Prototype unmanned 6x6 launcher carrying seeker-equipped interceptor drones with a 30-minute endurance and 100-kilometer range, designed for counter drone missions and operated remotely to reduce crew risk while providing mobile, networked air defense (Picture source: Army Recognition Group).


The system centers on a bank of launch canisters mounted on a low-profile 6x6 vehicle. Each tube carries a small fixed-wing drone with roughly 30 minutes of endurance and a claimed range of about 100 kilometers. The drones are fitted with a nose-mounted seeker, allowing them to home directly on hostile unmanned aircraft instead of relying solely on ground-based cueing. According to Hanwha representatives, the vehicle itself is designed to be unmanned and equipped with modern sensors feeding targeting data and situational awareness to a nearby command post, which handles mission planning and firing decisions.
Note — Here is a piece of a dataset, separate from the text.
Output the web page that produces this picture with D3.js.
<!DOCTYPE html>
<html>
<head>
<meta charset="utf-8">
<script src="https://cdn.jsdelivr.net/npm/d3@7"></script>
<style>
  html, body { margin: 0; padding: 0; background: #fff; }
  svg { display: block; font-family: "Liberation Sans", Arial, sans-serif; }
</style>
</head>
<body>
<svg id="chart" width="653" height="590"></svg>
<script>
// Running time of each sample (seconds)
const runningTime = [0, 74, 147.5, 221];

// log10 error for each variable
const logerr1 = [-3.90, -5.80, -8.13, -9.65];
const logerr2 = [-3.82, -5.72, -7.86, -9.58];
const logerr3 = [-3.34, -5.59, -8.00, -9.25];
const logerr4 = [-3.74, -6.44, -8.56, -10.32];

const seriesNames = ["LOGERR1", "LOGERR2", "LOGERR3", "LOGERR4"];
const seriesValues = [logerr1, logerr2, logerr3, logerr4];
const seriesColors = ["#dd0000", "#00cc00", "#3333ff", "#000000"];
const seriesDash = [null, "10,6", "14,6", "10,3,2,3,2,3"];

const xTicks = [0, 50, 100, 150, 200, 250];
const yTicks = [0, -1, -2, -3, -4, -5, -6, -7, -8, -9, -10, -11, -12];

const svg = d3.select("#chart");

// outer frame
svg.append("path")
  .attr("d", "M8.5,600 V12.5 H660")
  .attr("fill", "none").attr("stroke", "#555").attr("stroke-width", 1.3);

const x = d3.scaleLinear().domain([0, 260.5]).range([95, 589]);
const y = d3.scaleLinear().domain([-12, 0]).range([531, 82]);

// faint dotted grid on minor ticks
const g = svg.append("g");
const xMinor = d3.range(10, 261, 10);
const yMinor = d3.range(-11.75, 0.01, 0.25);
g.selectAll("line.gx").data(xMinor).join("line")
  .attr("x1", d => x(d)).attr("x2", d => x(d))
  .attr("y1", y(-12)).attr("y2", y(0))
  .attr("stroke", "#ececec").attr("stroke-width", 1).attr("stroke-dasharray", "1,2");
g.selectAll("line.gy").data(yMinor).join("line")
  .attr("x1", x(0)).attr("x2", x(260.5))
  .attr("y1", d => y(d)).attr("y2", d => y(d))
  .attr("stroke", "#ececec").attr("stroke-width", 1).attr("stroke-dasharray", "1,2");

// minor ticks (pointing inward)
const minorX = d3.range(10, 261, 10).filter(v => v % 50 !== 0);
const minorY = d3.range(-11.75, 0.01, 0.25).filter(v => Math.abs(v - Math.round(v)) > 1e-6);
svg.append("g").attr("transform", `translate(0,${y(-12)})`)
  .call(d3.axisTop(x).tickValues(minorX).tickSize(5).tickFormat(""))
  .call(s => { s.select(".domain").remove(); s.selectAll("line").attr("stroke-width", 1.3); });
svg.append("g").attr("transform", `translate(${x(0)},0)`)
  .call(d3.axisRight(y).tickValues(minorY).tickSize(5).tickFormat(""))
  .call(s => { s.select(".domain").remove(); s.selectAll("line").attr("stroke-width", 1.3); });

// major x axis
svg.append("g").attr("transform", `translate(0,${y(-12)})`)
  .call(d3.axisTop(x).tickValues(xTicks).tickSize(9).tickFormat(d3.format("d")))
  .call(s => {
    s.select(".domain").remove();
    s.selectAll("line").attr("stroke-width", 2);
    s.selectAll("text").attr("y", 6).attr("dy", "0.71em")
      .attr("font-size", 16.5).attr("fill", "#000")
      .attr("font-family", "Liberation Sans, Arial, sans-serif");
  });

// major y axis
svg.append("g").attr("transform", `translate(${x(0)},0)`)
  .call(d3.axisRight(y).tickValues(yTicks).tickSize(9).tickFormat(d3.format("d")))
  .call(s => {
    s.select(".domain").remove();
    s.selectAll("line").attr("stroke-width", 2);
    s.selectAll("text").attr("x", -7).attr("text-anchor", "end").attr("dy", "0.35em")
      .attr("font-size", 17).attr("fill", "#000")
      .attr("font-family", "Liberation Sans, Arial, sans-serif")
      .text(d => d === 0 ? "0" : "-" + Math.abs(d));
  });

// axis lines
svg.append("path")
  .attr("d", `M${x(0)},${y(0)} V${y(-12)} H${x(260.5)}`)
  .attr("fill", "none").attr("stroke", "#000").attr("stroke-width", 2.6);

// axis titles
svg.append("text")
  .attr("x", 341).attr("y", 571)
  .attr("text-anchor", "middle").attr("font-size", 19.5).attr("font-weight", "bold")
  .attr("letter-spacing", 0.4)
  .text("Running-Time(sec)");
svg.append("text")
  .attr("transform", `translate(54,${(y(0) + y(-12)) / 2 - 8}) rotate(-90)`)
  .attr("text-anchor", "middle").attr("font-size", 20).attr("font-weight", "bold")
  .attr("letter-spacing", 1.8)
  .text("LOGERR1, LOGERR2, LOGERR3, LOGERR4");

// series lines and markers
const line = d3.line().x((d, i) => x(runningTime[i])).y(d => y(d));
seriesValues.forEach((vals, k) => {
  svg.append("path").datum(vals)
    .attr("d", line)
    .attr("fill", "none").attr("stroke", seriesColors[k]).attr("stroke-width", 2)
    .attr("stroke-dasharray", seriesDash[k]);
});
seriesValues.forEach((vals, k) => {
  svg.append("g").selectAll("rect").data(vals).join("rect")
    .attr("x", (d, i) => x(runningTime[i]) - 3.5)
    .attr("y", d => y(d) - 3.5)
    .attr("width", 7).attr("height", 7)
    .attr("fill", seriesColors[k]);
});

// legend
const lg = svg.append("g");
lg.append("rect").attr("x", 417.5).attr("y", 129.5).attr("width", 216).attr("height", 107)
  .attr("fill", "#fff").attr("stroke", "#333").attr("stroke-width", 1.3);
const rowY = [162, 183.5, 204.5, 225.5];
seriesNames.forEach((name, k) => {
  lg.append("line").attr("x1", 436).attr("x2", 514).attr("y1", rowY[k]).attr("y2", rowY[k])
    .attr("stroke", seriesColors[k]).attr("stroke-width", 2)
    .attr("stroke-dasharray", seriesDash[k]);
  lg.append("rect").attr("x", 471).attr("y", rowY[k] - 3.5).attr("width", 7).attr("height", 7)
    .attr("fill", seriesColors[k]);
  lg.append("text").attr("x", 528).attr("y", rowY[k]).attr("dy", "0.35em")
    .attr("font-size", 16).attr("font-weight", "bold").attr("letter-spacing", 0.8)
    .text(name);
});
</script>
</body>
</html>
Operationally, that combination of unmanned carrier and guided interceptor drones turns the launcher into a roaming counter-drone outpost. Hanwha has already field tested 6x6 unmanned ground vehicles for reconnaissance and support roles in the Republic of Korea Army, including an Unmanned Surveillance Vehicle with autonomous navigation, obstacle avoidance, and a 100-kilometer cruising radius. Those same mobility and autonomy features would allow the drone launcher variant to move with mechanized formations, screen flanks, or quietly occupy forward hide positions, then launch interceptors to thin out hostile quadcopters and loitering munitions before they reach high-value assets.
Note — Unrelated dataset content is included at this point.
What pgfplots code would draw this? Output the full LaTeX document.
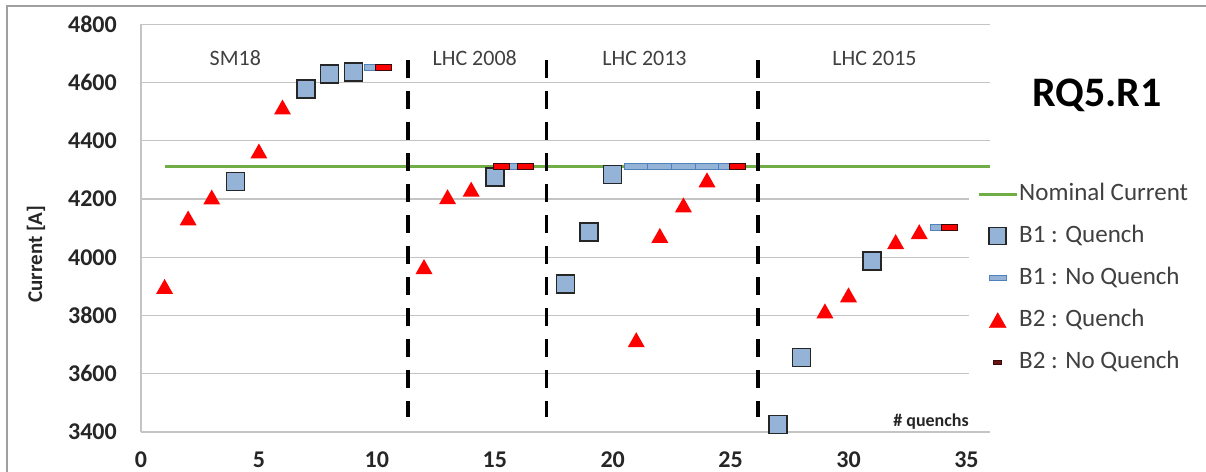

The choice to keep the carrier unmanned is more than a technology play. South Korean planners, like their Ukrainian counterparts, are watching how manned air defense crews are hunted by loitering munitions and first-person-view drones. A robotic launcher commanded from a dispersed shelter reduces crew exposure and enables more aggressive positioning, including use as a sacrificial decoy to draw enemy drones into a kill box that combines jamming, kinetic interceptors, and artillery. Hanwha is already supplying electronic jamming-based anti-drone systems to the South Korean military and has trialed hunter capture drones equipped with nets, which suggests this launcher could slot into a layered company or battalion-level counter-UAS architecture.

For export customers, the industrial appeal lies in modularity. Hanwha has promoted its 6x6 unmanned platforms and Tigon armored carrier internationally and has even placed the Arion SMET 6x6 UGV into US Army foreign comparative testing. The new launcher could be offered on a common robotic chassis or adapted as a pod for existing manned vehicles, such as the Chunmoo multiple rocket launcher, to create mixed batteries of rockets and counter-drone interceptors. Militaries could employ it to protect air defense and artillery units, reinforce air bases and logistics hubs, or secure borders and coastal infrastructure against cheap commercial drones.

Competing concepts already exist. Russia’s KUB-SM mounts a swarm of loitering munitions on a 6x6 truck, while China has displayed truck-based launchers for CH-901 loitering munitions. Western forces rely more on man-portable systems such as Switchblade or static counter-UAS batteries. Hanwha’s twist is to package counter-drone loitering munitions on a fully unmanned, networked ground vehicle from the outset, aligning with Seoul’s broader Dronebot combat vision and positioning South Korea as a serious competitor in the emerging market for robotic air defense.